I just heard from mine and apparently don't have to pay any key money for my Aomori flat :) and the rent seems fairly low too, plus it seems to have most furnishings so initial outlay shouldn't be too big (relief!)

hopefully you'll hear something similar!

Jay
June 8th, 2004, 11:08
I really hope to hear something similar. I have my fingers crossed! If you don't mind me asking, how much is your rent?

Beq
June 8th, 2004, 18:03
I'm just curious how people who are using credit cards and getting loans are planning to pay them off? I know that you can't transfer money from a Japan account into an Aussie account. Is this not the same for other countries? Is everyone planing on sending international money orders home? Is there another option that I don't know about?
Beq

cottamg
June 8th, 2004, 18:36
I'm just curious how people who are using credit cards and getting loans are planning to pay them off? I know that you can't transfer money from a Japan account into an Aussie account. Is this not the same for other countries? Is everyone planing on sending international money orders home? Is there another option that I don't know about?
Beq


of course you can transfer money into an Aussie account! Who told you that you can't?.. find them and slap them!

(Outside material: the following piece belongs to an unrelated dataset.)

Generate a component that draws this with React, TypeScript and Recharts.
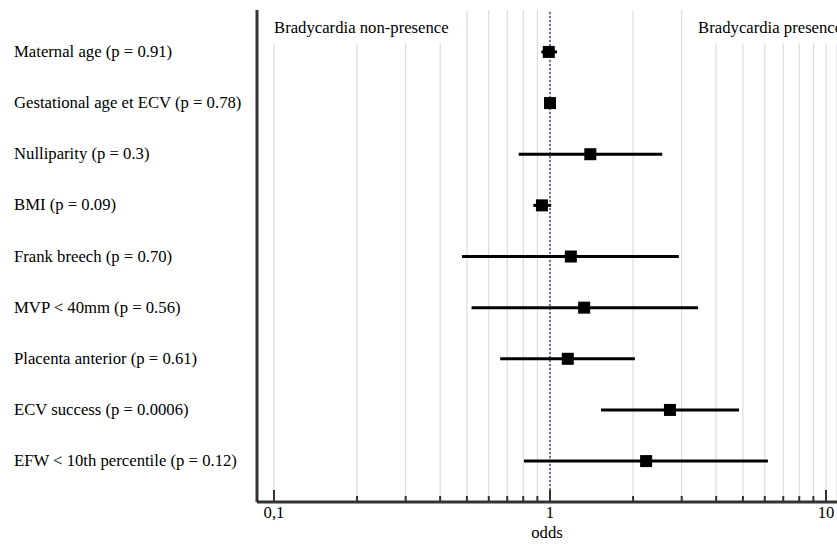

there are lots of Blogs, etc by JET's that explain what they've done, and how they've done it.

a very helpful site I found was spicygyoza (in the weblinks section)

but most ppl (JETs) recommend opening a bank account with the Japanese postal service. this has the added benefit of allowing you to withdraw money throughout Japan with no fees! (and you can choose several different ways to transfer money)

the important thing is to know the home (Aussie) / account number that you want to transfer the funds into, and the routing number.... ask at your bank for this. :)

and read spicygyoza :) it's funny... as are thejetfiles :)

cottamg
June 8th, 2004, 22:07
or if you really don't want to use the post office, you can go through the banks

read this:
http://www.lloydstsb.co.jp/en/index.php

lloyds bank in japan.. :)

mara
June 9th, 2004, 23:34
That is an option, however it tends to be expensive. My prefecture has produced a handy Guide, and this is what they have to say about postal money orders.

http://shigajet.org/guide/moneyandmail/postoffice.php

This site also has handy links to the Japanese Postal System (in english) so you can do a little more research if you want.

candy4juju
June 11th, 2004, 16:45
Hey Jay

my rent is 25,000 yen per month ( :D - less than i pay for my room in Edinburgh) with no keymoney or deposits. It's an extra 5,000 yen for a parking space, but won't be needing that as i can't drive! I'm being employed by the BoE to do visits to about 30 schools in Aomori, the housing may me different for prefectural jets, but jets from the office live in the same street - do you know where you're working yet?